Ya antes de los cafés, Josep Roca quiere dejar claras algunas puntualizaciones sobre el poder y la competencia en el descarnado mundo de la cocina mundial. “Tenemos que aceptar este concepto anglosajón de las listas que impera y desespera. Estas reducen matices. Quizás te hagan sentir por un momento altivo, pero al final sabes que te van a devorar”, afirma.
Para mantenerse ahí saben que deben contar con espacio en la nómina para cocineros y personal de sala, pero también para físicos, químicos, aromistas, saboristas, en un constante diálogo transversal donde entran hasta algunos joyeros para diseñar algunos recipientes. Un equipo de creativos que debe pensar, por ejemplo, qué hacer con la alcachofa o cómo reinterpretar el isopo y que al final obran un brillante helado de espárragos como el que acabamos de degustar.

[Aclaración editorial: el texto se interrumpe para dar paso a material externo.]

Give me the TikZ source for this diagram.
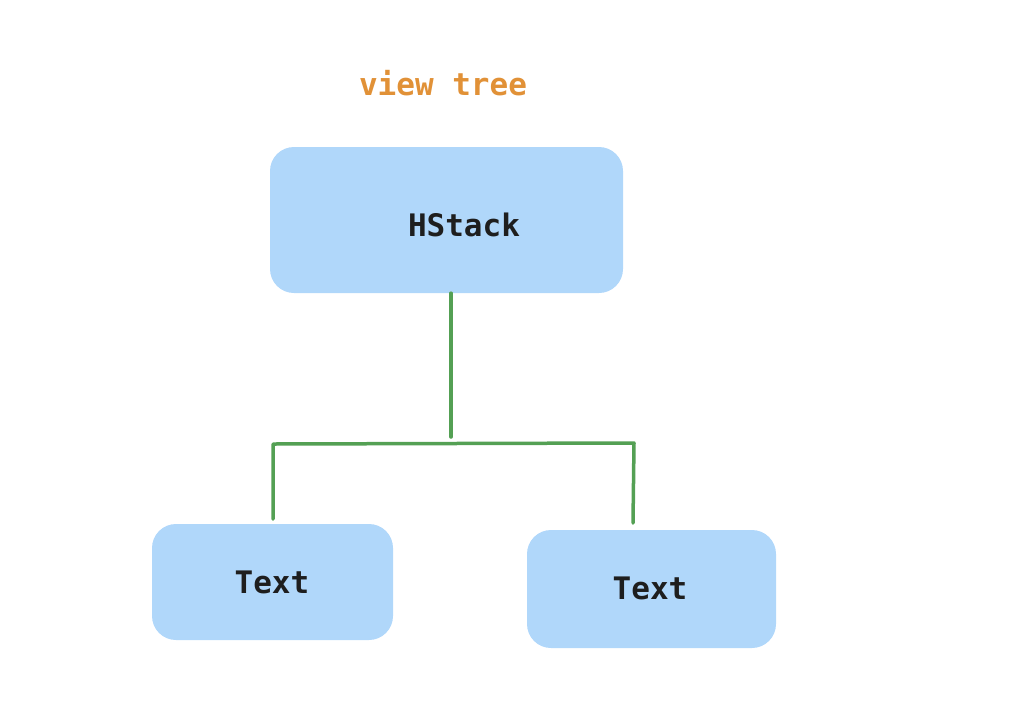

Ahora están arriba, pero si por cualquier razón caen, los hermanos Roca esperan no haber llegado tan alto, inflados de autosatisfacción —de la que no dan en ningún momento muestra— como para haber renunciado a sus raíces. No cabe preocuparse por ello. A diario comen en el bar de sus padres. Cuando doña Montse identifica algún sabor en sus experimentos, Joan le dice: “Claro, mamá, eso lo hemos aprendido de ti”.